Sure, you’ve got nothing to lose by applying again, and there’s nothing here indicating that they’d rejected you previously.
7. Turning an internship into a full-time job
I am a recent graduate from a top liberal arts college. I started interning at a large environmental conservation nonprofit as a development and events intern this past October. I really enjoy working there, although some tasks are too tedious. The department is quite short-staffed (there are the prospect research manager, major gifts officer, and events manager; the director of development had just left for another position at a different organization). How do I go about asking if there is full-time job opportunity at the department or elsewhere in the organization? Should I approach HR or my supervisors? I realize that there are a lot of disorganization in the department, and having an extra person, like myself, who has been working there for a couple months would really help make things flow better and take some tasks off of their shoulders. I have also been in contact with a board member who I met and help with occasionally. How do I utilize my connection with her to advance my job opportunity at the organization?

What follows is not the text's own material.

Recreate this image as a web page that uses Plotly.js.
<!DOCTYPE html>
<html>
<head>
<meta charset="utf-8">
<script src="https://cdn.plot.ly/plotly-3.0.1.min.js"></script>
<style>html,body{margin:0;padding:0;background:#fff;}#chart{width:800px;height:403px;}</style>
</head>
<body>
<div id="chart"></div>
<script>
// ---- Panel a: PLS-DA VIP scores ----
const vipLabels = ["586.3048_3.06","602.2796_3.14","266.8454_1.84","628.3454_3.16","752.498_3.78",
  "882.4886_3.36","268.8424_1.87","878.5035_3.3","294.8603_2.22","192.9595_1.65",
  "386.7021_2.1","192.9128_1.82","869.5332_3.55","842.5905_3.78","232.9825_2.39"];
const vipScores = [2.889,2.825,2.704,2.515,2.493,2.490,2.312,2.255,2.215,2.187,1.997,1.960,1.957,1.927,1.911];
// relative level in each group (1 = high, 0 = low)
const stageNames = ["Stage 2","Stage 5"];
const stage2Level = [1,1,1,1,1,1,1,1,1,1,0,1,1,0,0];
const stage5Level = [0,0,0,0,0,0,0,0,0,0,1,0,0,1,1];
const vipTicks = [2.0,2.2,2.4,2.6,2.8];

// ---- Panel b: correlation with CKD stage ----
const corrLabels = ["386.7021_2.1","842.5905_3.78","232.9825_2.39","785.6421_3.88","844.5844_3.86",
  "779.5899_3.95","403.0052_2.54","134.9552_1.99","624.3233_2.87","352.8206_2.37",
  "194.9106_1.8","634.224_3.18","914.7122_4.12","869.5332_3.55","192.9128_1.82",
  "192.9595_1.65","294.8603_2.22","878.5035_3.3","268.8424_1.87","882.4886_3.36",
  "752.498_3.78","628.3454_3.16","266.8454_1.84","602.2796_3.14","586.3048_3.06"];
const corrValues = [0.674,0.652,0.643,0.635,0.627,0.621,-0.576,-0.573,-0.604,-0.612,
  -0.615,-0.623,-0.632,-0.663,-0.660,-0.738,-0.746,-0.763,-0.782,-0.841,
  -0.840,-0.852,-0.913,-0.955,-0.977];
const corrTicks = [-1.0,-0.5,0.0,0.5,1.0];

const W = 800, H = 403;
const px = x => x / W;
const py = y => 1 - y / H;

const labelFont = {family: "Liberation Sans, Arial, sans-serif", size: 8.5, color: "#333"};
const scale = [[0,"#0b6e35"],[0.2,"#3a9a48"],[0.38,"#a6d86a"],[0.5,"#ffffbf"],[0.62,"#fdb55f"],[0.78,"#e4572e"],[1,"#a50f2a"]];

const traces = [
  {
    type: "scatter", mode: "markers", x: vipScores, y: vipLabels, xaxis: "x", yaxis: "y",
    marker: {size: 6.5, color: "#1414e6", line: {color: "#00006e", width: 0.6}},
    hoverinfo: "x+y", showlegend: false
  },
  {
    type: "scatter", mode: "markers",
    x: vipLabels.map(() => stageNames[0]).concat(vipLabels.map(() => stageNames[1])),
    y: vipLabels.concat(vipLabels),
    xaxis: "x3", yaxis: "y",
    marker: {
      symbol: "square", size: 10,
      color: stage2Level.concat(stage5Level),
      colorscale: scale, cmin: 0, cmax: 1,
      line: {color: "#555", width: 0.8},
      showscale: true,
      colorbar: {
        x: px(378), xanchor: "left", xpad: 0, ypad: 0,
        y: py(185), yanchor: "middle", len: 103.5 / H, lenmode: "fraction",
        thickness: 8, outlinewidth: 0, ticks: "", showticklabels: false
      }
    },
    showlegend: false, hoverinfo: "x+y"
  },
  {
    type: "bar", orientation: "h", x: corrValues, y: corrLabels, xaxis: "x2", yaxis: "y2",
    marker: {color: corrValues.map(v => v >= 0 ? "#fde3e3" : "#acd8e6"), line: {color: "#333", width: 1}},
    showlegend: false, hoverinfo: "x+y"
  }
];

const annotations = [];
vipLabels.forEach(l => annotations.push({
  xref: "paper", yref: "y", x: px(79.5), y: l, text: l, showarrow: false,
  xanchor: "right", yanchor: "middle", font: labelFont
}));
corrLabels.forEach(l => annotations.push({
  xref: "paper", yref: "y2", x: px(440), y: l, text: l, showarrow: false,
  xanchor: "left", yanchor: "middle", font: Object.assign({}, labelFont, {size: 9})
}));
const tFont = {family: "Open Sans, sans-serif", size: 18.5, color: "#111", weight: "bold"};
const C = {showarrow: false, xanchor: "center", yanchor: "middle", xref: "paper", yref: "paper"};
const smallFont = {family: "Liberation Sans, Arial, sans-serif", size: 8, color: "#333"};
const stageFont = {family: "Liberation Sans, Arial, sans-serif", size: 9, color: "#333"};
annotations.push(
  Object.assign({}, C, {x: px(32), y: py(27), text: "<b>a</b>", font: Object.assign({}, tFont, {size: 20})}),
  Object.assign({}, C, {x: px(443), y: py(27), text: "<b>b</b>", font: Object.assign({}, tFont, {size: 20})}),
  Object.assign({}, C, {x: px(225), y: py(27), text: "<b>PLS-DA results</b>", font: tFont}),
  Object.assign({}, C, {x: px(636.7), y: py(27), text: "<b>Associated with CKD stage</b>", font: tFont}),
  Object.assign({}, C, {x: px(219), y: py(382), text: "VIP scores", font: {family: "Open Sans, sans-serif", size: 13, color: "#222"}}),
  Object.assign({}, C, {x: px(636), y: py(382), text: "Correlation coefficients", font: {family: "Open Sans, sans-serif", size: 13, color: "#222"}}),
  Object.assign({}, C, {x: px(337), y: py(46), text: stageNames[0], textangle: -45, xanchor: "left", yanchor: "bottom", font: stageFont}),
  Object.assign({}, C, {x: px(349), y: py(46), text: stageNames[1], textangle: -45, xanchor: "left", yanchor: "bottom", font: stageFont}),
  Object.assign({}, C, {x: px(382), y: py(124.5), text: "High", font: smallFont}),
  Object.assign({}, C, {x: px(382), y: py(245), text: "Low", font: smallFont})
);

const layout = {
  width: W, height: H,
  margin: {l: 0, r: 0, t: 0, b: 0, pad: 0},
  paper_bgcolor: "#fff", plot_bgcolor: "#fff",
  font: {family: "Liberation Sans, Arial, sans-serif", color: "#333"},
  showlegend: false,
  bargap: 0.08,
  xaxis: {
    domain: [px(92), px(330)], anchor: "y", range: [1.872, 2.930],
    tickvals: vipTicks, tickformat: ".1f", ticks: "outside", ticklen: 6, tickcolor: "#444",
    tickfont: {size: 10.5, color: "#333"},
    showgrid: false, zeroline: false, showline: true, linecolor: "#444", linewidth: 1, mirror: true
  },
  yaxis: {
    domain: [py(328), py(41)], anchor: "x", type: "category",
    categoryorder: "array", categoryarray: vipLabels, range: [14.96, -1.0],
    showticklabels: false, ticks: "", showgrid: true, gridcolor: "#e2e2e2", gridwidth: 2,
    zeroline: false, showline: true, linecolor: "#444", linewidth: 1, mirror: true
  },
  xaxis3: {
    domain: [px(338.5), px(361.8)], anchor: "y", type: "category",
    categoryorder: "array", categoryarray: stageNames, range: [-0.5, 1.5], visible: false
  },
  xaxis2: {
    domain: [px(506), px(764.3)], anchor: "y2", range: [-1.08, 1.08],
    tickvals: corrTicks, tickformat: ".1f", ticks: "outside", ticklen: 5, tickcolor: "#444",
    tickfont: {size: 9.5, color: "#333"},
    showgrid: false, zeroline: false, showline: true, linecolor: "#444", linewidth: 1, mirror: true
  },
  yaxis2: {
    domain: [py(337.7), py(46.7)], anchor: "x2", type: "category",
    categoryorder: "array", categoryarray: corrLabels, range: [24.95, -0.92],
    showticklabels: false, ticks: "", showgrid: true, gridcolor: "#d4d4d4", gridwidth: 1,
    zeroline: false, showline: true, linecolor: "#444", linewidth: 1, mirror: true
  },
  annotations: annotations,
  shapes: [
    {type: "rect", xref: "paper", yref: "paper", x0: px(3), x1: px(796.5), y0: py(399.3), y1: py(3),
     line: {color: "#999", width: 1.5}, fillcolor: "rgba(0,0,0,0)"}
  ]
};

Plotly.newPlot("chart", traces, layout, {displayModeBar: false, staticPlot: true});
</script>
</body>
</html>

Talk to your manager and to HR. Your manager will know about the possibility of upcoming openings in your department, but may not know about others, so you should talk to both. Do not talk to a board member about work at the organization; board members are not generally involved in hiring or the day-to-day management of an organization (and there’s no faster way to piss off the day-to-day management of the organization than to invite the board into that inappropriately).

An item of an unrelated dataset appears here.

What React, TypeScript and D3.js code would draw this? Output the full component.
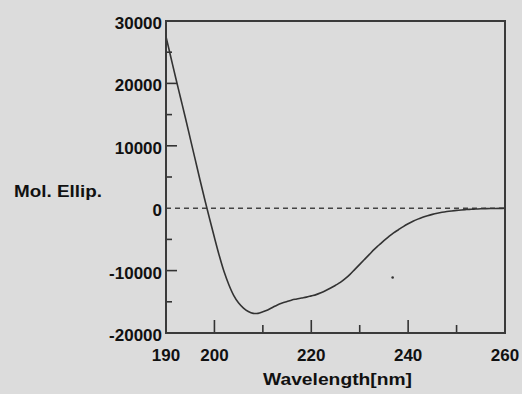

Keep in mind, though, that many nonprofits are short-staffed and could use additional staff positions, but don’t have them because of lack of funds or because they’ve determined that allocating money to other areas is a higher priority. So you don’t want to approach them as if you’re the only one who’s spotted a need for more staffing, but rather as someone who loves working for the organization and would be thrilled to have a regular staff position there is there’s an upcoming opening that would be a good fit.